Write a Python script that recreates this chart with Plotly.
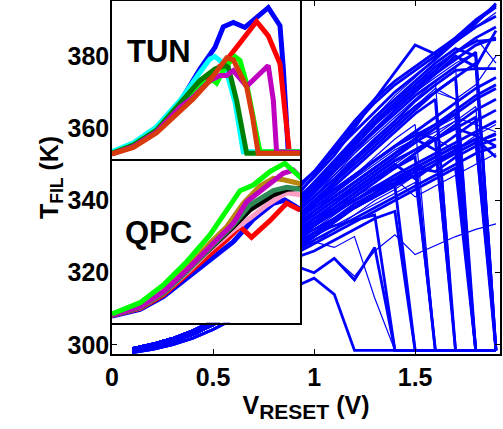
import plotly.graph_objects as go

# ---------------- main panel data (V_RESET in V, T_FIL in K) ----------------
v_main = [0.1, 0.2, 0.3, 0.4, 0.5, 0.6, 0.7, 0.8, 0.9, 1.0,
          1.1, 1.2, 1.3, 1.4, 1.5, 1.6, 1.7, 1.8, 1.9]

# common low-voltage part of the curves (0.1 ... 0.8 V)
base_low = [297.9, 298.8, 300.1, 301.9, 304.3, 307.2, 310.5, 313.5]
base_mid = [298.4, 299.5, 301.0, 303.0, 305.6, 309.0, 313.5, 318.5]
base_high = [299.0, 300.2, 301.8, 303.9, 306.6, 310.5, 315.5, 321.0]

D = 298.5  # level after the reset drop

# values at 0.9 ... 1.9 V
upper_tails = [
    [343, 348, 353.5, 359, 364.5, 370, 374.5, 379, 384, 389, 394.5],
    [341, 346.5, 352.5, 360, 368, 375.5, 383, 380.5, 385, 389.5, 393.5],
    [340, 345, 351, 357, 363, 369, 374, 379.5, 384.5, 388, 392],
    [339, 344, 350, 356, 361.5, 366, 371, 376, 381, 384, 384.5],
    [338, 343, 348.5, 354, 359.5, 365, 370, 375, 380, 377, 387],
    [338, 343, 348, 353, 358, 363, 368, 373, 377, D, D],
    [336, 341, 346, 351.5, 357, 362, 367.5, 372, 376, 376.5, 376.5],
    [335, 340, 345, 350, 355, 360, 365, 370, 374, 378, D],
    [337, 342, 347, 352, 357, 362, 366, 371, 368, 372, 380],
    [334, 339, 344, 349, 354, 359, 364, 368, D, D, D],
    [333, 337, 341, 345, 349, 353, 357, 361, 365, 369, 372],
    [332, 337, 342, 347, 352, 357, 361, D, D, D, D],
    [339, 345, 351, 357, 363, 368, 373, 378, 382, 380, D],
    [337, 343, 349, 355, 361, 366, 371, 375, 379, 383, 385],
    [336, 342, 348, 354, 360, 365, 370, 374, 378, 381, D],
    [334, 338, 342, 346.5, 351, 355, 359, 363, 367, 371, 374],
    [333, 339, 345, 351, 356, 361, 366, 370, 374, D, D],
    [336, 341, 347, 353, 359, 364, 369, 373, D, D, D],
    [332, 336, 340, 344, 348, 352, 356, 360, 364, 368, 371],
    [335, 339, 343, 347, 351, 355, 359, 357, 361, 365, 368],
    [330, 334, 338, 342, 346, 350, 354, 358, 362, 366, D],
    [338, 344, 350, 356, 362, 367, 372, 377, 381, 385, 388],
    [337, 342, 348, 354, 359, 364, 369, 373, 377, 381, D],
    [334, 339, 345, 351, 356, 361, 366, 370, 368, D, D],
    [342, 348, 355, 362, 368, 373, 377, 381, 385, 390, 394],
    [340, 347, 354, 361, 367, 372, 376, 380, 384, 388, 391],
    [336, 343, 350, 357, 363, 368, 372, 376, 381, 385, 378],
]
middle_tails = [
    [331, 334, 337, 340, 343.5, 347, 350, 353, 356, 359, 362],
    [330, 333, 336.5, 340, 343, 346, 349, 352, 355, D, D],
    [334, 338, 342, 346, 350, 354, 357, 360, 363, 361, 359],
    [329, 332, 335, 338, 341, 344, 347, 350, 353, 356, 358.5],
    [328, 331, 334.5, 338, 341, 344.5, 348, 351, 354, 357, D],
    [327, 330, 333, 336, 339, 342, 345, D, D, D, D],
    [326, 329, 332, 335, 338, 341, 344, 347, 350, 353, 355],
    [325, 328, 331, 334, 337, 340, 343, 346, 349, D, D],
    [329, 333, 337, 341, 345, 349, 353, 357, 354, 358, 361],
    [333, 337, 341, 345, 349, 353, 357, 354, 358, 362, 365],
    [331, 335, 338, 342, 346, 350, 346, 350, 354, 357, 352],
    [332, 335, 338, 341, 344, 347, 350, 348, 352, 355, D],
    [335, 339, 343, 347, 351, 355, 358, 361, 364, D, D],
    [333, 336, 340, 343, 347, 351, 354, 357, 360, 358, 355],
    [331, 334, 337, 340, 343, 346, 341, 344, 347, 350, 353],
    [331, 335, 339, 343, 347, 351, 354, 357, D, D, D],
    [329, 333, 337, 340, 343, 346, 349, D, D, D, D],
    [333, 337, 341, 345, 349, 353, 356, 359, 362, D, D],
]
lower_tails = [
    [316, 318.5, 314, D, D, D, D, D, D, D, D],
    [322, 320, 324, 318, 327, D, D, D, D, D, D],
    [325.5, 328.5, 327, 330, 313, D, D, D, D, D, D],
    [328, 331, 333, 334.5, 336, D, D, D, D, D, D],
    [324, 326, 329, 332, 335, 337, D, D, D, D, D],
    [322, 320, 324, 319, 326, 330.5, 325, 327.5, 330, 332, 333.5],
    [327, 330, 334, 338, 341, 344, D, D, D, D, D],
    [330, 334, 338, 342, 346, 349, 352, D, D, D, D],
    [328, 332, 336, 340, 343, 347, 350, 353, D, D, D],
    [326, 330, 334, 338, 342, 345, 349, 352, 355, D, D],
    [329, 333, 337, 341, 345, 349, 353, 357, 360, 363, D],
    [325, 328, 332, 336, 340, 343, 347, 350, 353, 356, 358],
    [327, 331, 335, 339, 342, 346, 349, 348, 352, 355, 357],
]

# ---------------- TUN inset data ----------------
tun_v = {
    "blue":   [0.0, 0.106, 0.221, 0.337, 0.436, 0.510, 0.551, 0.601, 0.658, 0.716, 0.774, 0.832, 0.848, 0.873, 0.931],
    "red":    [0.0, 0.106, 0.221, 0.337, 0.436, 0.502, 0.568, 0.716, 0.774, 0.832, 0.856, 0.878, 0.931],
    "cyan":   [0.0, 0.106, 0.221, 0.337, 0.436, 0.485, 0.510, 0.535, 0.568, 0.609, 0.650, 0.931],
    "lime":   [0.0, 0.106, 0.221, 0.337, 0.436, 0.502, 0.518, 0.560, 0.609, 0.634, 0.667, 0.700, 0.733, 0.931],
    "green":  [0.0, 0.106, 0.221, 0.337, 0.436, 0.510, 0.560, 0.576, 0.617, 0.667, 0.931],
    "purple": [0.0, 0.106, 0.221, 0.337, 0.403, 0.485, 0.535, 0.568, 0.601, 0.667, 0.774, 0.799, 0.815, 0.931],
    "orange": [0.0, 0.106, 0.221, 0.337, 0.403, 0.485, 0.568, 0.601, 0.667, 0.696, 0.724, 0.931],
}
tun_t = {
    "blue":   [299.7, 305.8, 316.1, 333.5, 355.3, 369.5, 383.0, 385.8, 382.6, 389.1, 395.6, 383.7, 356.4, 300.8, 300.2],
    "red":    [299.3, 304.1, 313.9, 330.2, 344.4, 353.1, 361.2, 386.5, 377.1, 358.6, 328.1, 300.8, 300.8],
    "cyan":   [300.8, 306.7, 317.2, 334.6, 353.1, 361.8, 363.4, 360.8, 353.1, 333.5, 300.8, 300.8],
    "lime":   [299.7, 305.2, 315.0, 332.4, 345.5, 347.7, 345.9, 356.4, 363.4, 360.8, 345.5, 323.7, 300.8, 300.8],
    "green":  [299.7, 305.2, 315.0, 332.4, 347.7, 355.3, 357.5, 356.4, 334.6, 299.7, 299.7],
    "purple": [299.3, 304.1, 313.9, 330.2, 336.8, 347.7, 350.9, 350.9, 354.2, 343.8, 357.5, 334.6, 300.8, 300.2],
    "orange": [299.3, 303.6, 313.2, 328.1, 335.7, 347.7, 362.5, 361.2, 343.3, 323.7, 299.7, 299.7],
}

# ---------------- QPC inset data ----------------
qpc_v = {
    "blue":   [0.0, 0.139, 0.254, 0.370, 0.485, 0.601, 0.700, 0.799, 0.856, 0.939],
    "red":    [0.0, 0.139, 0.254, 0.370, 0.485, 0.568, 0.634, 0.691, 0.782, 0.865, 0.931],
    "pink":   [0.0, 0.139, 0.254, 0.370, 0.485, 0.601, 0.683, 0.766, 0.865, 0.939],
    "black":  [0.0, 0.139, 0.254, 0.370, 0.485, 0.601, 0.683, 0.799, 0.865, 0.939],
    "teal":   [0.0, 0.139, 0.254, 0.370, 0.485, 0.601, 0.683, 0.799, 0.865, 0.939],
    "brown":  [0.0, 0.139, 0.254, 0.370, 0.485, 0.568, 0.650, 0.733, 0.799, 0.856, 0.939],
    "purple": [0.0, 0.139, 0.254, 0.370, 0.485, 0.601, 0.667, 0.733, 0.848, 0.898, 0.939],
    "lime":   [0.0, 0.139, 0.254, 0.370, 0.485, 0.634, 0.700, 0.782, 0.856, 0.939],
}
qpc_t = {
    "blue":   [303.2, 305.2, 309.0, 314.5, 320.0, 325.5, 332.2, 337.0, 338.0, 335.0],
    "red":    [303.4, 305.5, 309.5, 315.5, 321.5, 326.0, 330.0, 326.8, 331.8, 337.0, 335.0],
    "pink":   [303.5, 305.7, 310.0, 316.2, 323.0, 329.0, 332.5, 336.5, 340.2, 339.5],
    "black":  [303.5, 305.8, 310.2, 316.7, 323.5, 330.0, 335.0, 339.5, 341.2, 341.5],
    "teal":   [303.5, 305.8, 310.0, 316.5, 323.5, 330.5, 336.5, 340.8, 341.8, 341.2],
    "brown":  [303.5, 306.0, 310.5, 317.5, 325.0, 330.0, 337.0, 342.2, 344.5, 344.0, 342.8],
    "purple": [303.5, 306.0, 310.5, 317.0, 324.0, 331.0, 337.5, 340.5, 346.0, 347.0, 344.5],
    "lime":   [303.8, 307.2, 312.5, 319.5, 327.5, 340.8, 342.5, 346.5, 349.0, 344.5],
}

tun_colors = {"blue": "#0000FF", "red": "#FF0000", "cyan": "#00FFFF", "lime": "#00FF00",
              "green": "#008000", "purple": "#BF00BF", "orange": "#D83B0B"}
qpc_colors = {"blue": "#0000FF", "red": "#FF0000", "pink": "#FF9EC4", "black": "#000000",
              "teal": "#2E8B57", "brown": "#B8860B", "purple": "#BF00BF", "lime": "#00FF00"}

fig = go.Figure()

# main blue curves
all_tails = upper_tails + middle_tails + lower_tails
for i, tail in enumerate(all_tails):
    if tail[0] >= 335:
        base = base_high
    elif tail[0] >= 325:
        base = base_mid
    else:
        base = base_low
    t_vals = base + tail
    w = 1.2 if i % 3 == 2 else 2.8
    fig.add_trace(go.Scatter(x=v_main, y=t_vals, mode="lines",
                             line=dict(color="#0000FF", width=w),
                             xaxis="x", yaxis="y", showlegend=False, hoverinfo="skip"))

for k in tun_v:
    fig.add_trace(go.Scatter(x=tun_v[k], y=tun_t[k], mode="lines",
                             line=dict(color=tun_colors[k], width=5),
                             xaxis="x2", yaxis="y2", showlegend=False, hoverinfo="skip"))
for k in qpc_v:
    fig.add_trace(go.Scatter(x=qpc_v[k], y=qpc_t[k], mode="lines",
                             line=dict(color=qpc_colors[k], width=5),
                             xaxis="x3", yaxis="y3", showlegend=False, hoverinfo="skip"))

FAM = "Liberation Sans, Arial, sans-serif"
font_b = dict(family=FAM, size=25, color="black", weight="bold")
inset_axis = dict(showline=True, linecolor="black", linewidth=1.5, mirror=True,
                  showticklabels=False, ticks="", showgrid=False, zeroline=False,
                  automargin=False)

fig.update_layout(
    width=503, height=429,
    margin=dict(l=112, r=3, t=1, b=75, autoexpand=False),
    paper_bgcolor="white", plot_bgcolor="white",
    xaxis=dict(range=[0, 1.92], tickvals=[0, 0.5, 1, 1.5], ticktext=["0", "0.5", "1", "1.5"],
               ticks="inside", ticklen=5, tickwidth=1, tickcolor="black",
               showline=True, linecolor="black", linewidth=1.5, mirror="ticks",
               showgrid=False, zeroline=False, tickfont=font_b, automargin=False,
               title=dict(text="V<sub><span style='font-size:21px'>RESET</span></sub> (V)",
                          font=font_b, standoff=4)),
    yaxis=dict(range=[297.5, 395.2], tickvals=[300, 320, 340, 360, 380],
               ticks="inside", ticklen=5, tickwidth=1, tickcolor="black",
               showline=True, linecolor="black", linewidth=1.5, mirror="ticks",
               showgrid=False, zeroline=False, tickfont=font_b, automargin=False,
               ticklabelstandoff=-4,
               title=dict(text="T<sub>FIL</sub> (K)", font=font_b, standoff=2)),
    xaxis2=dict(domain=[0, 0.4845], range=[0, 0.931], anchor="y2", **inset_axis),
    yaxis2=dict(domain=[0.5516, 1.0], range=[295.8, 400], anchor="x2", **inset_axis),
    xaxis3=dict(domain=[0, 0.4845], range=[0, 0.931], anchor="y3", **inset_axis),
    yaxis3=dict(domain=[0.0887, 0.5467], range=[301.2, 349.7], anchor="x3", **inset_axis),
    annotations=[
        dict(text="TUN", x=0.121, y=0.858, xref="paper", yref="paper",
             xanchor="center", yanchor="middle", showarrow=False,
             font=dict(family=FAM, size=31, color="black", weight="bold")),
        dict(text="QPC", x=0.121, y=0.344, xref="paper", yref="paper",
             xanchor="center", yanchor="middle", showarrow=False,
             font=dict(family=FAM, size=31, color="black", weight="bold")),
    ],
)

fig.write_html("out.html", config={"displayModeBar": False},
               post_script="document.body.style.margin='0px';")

----

Exactly as written, please give again the lines from the beginning of the listing through the line containing "the reset drop", inclusive, without any pictures.

Write a Python script that recreates this chart with Plotly.
import plotly.graph_objects as go

# ---------------- main panel data (V_RESET in V, T_FIL in K) ----------------
v_main = [0.1, 0.2, 0.3, 0.4, 0.5, 0.6, 0.7, 0.8, 0.9, 1.0,
          1.1, 1.2, 1.3, 1.4, 1.5, 1.6, 1.7, 1.8, 1.9]

# common low-voltage part of the curves (0.1 ... 0.8 V)
base_low = [297.9, 298.8, 300.1, 301.9, 304.3, 307.2, 310.5, 313.5]
base_mid = [298.4, 299.5, 301.0, 303.0, 305.6, 309.0, 313.5, 318.5]
base_high = [299.0, 300.2, 301.8, 303.9, 306.6, 310.5, 315.5, 321.0]

D = 298.5  # level after the reset drop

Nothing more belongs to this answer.